The Cracks in the Granite
The "MAGA Civil War" isn't fought with bayonets. It’s fought with leaks, primary threats, and social media excommunication.
Noem has long been seen as a "VP-in-waiting." Her trajectory was a straight line toward the top of the ticket. But $200 million is a lot of baggage to carry on a climb. The internal pushback from other Republican leaders—who are now demanding to know why South Dakota received such preferential treatment—is creating a friction that no amount of polished cinematography can hide.
The silence from the Trump camp has been uncharacteristically heavy. Usually, a "fake news" dismissal would have been issued within the hour. Instead, there is a cautious distancing. It is the silence of a strategist realizing that the paper trail might actually exist.
We are watching a metamorphosis. The movement that once prided itself on being an outsider force is now grappling with the oldest, most insider problem in history: the distribution of the spoils.
The Ghost in the Ledger
If you walk through the halls of the DHS today, the atmosphere isn't one of partisan glee. It is one of defensive positioning. Career officials know that when a $200 million story breaks, heads eventually roll. They are ensuring that those heads don't belong to them.
The report claiming Trump "did know" is the smoking gun that changes the narrative from one of state-level ambition to one of federal complicity. It suggests that the "swamp" wasn't being drained so much as it was being redirected to irrigate the fields of a favored few.

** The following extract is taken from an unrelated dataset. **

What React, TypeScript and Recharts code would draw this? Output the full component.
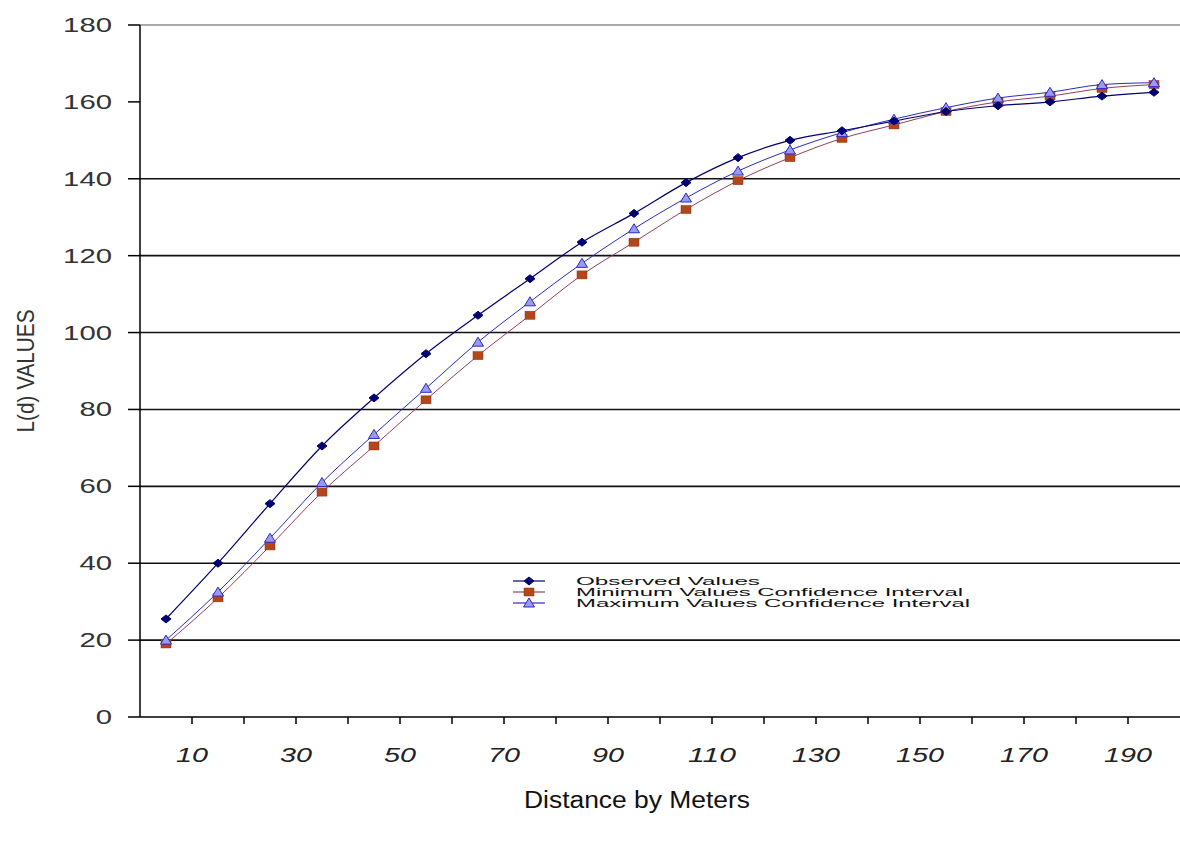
import { LineChart, Line, XAxis, YAxis, ReferenceLine, Legend } from "recharts";

// distance by meters, one point per 10 m class
const distances = [5, 15, 25, 35, 45, 55, 65, 75, 85, 95, 105, 115, 125, 135, 145, 155, 165, 175, 185, 195];
const observed = [25.5, 40, 55.5, 70.5, 83, 94.5, 104.5, 114, 123.5, 131, 139, 145.5, 150, 152.5, 155, 157.5, 159, 160, 161.5, 162.5];
const minCI = [19, 31, 44.5, 58.5, 70.5, 82.5, 94, 104.5, 115, 123.5, 132, 139.5, 145.5, 150.5, 154, 157.5, 160, 161.5, 163.5, 164.5];
const maxCI = [20, 32.5, 46.5, 61, 73.5, 85.5, 97.5, 108, 118, 127, 135, 142, 147.5, 152, 155.5, 158.5, 161, 162.5, 164.5, 165];

const xTicks = [10, 20, 30, 40, 50, 60, 70, 80, 90, 100, 110, 120, 130, 140, 150, 160, 170, 180, 190];
const xLabels = [10, 30, 50, 70, 90, 110, 130, 150, 170, 190];
const yTicks = [0, 20, 40, 60, 80, 100, 120, 140, 160, 180];
const gridLines = [20, 40, 60, 80, 100, 120, 140];

const seriesNames = {
  observed: "Observed Values",
  minCI: "Minimum Values Confidence Interval",
  maxCI: "Maximum Values Confidence Interval",
};

const data = distances.map((d, i) => ({
  distance: d,
  observed: observed[i],
  minCI: minCI[i],
  maxCI: maxCI[i],
}));

const FONT = '"Liberation Sans", Arial, sans-serif';
const OBS = "#000070";
const MIN_LINE = "#94405a";
const MIN_FILL = "#b4461b";
const MAX_LINE = "#2b2bc0";
const MAX_FILL = "#9a9af6";

const Diamond = ({ cx, cy }: any) =>
  cx == null ? null : (
    <polygon points={`${cx - 5},${cy} ${cx},${cy - 4} ${cx + 5},${cy} ${cx},${cy + 4}`} fill={OBS} stroke={OBS} />
  );

const Square = ({ cx, cy }: any) =>
  cx == null ? null : <rect x={cx - 5} y={cy - 4} width={10} height={8} fill={MIN_FILL} stroke="#8a3010" strokeWidth={0.5} />;

const Triangle = ({ cx, cy }: any) =>
  cx == null ? null : (
    <polygon points={`${cx - 5.5},${cy + 4} ${cx},${cy - 5} ${cx + 5.5},${cy + 4}`} fill={MAX_FILL} stroke={MAX_LINE} strokeWidth={1} />
  );

const XTick = ({ x, y, payload }: any) => {
  if (!xLabels.includes(payload.value)) return <g />;
  const s = String(payload.value);
  return (
    <text
      x={x}
      y={y + 29}
      textAnchor="middle"
      dominantBaseline="central"
      fontStyle="italic"
      fontSize={20}
      fontFamily={FONT}
      fill="#222"
      textLength={s.length * 16}
      lengthAdjust="spacingAndGlyphs"
    >
      {s}
    </text>
  );
};

const YTick = ({ x, y, payload }: any) => {
  const s = String(payload.value);
  return (
    <text
      x={x - 14}
      y={y}
      textAnchor="end"
      dominantBaseline="central"
      fontSize={20}
      fontFamily={FONT}
      fill="#333"
      textLength={s.length * 16.3}
      lengthAdjust="spacingAndGlyphs"
    >
      {s}
    </text>
  );
};

const YLabel = ({ viewBox }: any) => {
  const cy = viewBox ? viewBox.y + viewBox.height / 2 : 371;
  return (
    <text
      x={25}
      y={cy}
      transform={`rotate(-90 25 ${cy})`}
      textAnchor="middle"
      dominantBaseline="central"
      fontSize={24}
      fontFamily={FONT}
      fill="#333"
      textLength={123}
      lengthAdjust="spacingAndGlyphs"
    >
      L(d) VALUES
    </text>
  );
};

const XLabel = () => (
  <text
    x={637}
    y={800}
    textAnchor="middle"
    dominantBaseline="central"
    fontSize={23}
    fontFamily={FONT}
    fill="#111"
    textLength={226}
    lengthAdjust="spacingAndGlyphs"
  >
    Distance by Meters
  </text>
);

const legendRows = [
  { key: "observed", color: OBS, marker: "diamond", len: 184 },
  { key: "minCI", color: MIN_LINE, marker: "square", len: 387 },
  { key: "maxCI", color: MAX_LINE, marker: "triangle", len: 394 },
];

const LegendBox = () => (
  <svg width={480} height={40}>
    {legendRows.map((r, i) => {
      const cy = 9 + i * 11;
      return (
        <g key={r.key}>
          <line x1={8} x2={40} y1={cy} y2={cy} stroke={r.color} strokeWidth={1.2} />
          {r.marker === "diamond" && <Diamond cx={24} cy={cy} />}
          {r.marker === "square" && <Square cx={24} cy={cy} />}
          {r.marker === "triangle" && <Triangle cx={24} cy={cy} />}
          <text
            x={71}
            y={cy}
            dominantBaseline="central"
            fontSize={11.5}
            fontFamily={FONT}
            fill="#111"
            textLength={r.len}
            lengthAdjust="spacingAndGlyphs"
          >
            {seriesNames[r.key as keyof typeof seriesNames]}
          </text>
        </g>
      );
    })}
  </svg>
);

export default function App() {
  return (
    <div style={{ position: "absolute", left: 0, top: 0, width: 1180, height: 841, background: "#fff", fontFamily: FONT }}>
      <LineChart width={1180} height={841} data={data} margin={{ top: 25, right: 0, left: 0, bottom: 0 }}>
        <XAxis
          dataKey="distance"
          type="number"
          domain={[0, 200]}
          ticks={xTicks}
          interval={0}
          height={124}
          tickSize={7}
          tick={<XTick />}
          stroke="#000"
          strokeWidth={1.5}
          label={<XLabel />}
        />
        <YAxis
          type="number"
          domain={[0, 180]}
          ticks={yTicks}
          interval={0}
          width={140}
          tickSize={12}
          tick={<YTick />}
          stroke="#000"
          strokeWidth={1.5}
          label={<YLabel />}
        />
        {gridLines.map((v) => (
          <ReferenceLine key={v} y={v} stroke="#111" strokeWidth={1.6} />
        ))}
        <ReferenceLine y={180} stroke="#aaa" strokeWidth={2} />
        <Legend
          layout="vertical"
          align="center"
          verticalAlign="middle"
          content={<LegendBox />}
          wrapperStyle={{ left: 505, top: 572, width: 480, height: 40 }}
        />
        <Line
          type="monotone"
          dataKey="minCI"
          name={seriesNames.minCI}
          stroke={MIN_LINE}
          strokeWidth={1}
          dot={<Square />}
          activeDot={false}
          isAnimationActive={false}
        />
        <Line
          type="monotone"
          dataKey="maxCI"
          name={seriesNames.maxCI}
          stroke={MAX_LINE}
          strokeWidth={1}
          dot={<Triangle />}
          activeDot={false}
          isAnimationActive={false}
        />
        <Line
          type="monotone"
          dataKey="observed"
          name={seriesNames.observed}
          stroke={OBS}
          strokeWidth={1.2}
          dot={<Diamond />}
          activeDot={false}
          isAnimationActive={false}
        />
      </LineChart>
    </div>
  );
}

Money has a way of revealing the true architecture of power. You can listen to the speeches, you can watch the ads, and you can read the tweets. But if you want to know who is actually in charge, you follow the $200 million.
It leads away from the tool belts. It leads away from the machine shops. It leads back to a series of rooms where the "Freedom" being sold to the public was actually a commodity purchased with their own money, packaged by an ally, and signed off by a man who now finds the association inconvenient.
The ads are still running. The Governor is still smiling. But the ghost of that $200 million is now haunting the hallways of power, and it isn't finished speaking yet.
The ledger is open, and for the first time, the ink is starting to look like blood.